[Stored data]
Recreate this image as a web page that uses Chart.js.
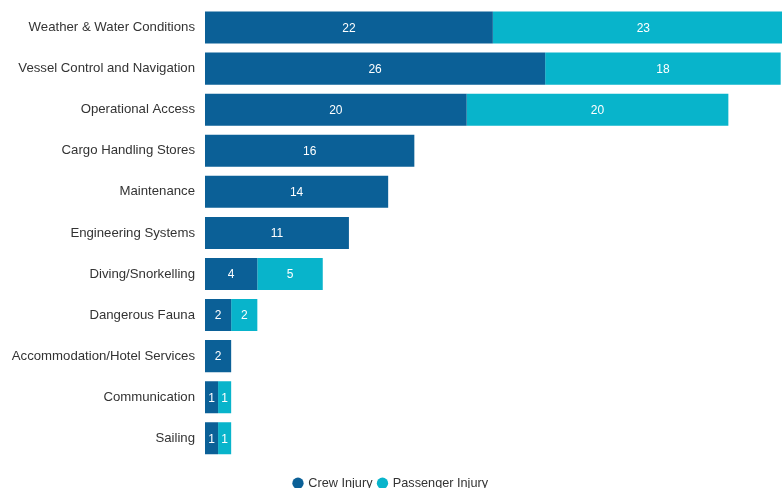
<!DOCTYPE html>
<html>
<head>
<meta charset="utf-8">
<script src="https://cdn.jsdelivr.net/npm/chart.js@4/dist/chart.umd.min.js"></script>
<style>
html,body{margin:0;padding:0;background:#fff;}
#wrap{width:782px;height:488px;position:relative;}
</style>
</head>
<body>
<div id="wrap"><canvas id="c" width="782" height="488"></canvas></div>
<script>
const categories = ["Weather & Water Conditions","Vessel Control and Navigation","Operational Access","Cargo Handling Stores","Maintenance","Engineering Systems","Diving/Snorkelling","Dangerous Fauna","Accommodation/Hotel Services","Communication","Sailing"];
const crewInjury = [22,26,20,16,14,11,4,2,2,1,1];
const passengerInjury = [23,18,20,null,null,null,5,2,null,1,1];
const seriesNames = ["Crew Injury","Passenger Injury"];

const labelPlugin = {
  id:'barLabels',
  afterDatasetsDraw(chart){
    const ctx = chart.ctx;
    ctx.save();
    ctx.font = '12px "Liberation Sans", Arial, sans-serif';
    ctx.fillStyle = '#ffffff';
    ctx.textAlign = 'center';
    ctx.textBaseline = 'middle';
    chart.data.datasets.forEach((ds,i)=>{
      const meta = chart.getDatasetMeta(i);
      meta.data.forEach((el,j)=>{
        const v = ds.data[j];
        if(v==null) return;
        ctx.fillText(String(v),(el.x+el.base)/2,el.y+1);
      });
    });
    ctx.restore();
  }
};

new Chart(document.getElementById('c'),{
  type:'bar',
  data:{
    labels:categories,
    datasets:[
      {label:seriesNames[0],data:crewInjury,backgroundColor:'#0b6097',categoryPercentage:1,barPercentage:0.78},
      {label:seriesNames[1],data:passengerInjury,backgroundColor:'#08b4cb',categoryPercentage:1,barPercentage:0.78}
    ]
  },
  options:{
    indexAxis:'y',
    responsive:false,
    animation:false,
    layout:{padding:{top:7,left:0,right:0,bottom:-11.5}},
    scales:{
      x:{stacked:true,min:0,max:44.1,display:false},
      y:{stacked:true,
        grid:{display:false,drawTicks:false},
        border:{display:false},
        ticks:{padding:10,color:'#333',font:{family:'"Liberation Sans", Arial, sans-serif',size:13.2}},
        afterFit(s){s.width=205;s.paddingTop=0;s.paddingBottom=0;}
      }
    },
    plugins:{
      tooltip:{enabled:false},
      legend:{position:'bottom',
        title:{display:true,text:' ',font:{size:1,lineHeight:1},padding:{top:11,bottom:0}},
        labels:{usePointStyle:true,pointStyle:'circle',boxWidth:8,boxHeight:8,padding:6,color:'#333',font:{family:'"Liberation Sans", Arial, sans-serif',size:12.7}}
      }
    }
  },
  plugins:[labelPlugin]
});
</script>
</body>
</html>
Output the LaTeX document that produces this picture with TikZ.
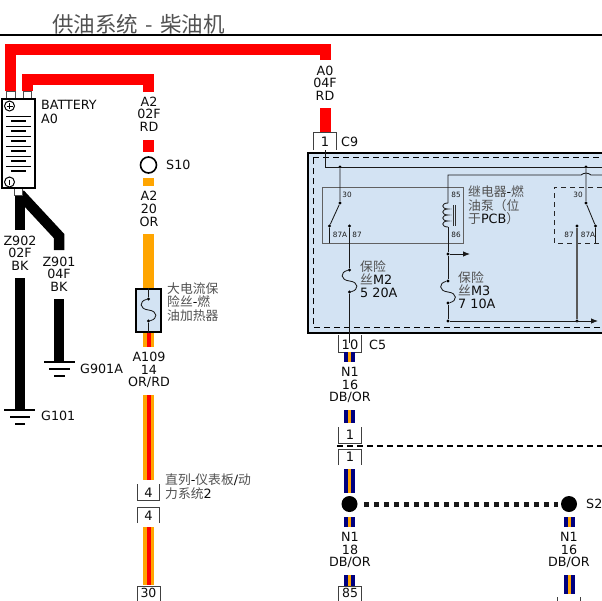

● PROMPT
Omit every image. Quote each record exactly.

● EXERCISE RESULT
Recreate this image as a web page that uses Chart.js.
<!DOCTYPE html>
<html>
<head>
<meta charset="utf-8">
<script src="https://cdn.jsdelivr.net/npm/chart.js@4/dist/chart.umd.min.js"></script>
<style>
html,body{margin:0;padding:0;background:#fff;}
#wrap{width:782px;height:488px;position:relative;}
</style>
</head>
<body>
<div id="wrap"><canvas id="c" width="782" height="488"></canvas></div>
<script>
const categories = ["Weather & Water Conditions","Vessel Control and Navigation","Operational Access","Cargo Handling Stores","Maintenance","Engineering Systems","Diving/Snorkelling","Dangerous Fauna","Accommodation/Hotel Services","Communication","Sailing"];
const crewInjury = [22,26,20,16,14,11,4,2,2,1,1];
const passengerInjury = [23,18,20,null,null,null,5,2,null,1,1];
const seriesNames = ["Crew Injury","Passenger Injury"];

const labelPlugin = {
  id:'barLabels',
  afterDatasetsDraw(chart){
    const ctx = chart.ctx;
    ctx.save();
    ctx.font = '12px "Liberation Sans", Arial, sans-serif';
    ctx.fillStyle = '#ffffff';
    ctx.textAlign = 'center';
    ctx.textBaseline = 'middle';
    chart.data.datasets.forEach((ds,i)=>{
      const meta = chart.getDatasetMeta(i);
      meta.data.forEach((el,j)=>{
        const v = ds.data[j];
        if(v==null) return;
        ctx.fillText(String(v),(el.x+el.base)/2,el.y+1);
      });
    });
    ctx.restore();
  }
};

new Chart(document.getElementById('c'),{
  type:'bar',
  data:{
    labels:categories,
    datasets:[
      {label:seriesNames[0],data:crewInjury,backgroundColor:'#0b6097',categoryPercentage:1,barPercentage:0.78},
      {label:seriesNames[1],data:passengerInjury,backgroundColor:'#08b4cb',categoryPercentage:1,barPercentage:0.78}
    ]
  },
  options:{
    indexAxis:'y',
    responsive:false,
    animation:false,
    layout:{padding:{top:7,left:0,right:0,bottom:-11.5}},
    scales:{
      x:{stacked:true,min:0,max:44.1,display:false},
      y:{stacked:true,
        grid:{display:false,drawTicks:false},
        border:{display:false},
        ticks:{padding:10,color:'#333',font:{family:'"Liberation Sans", Arial, sans-serif',size:13.2}},
        afterFit(s){s.width=205;s.paddingTop=0;s.paddingBottom=0;}
      }
    },
    plugins:{
      tooltip:{enabled:false},
      legend:{position:'bottom',
        title:{display:true,text:' ',font:{size:1,lineHeight:1},padding:{top:11,bottom:0}},
        labels:{usePointStyle:true,pointStyle:'circle',boxWidth:8,boxHeight:8,padding:6,color:'#333',font:{family:'"Liberation Sans", Arial, sans-serif',size:12.7}}
      }
    }
  },
  plugins:[labelPlugin]
});
</script>
</body>
</html>
Output the LaTeX document that produces this picture with TikZ.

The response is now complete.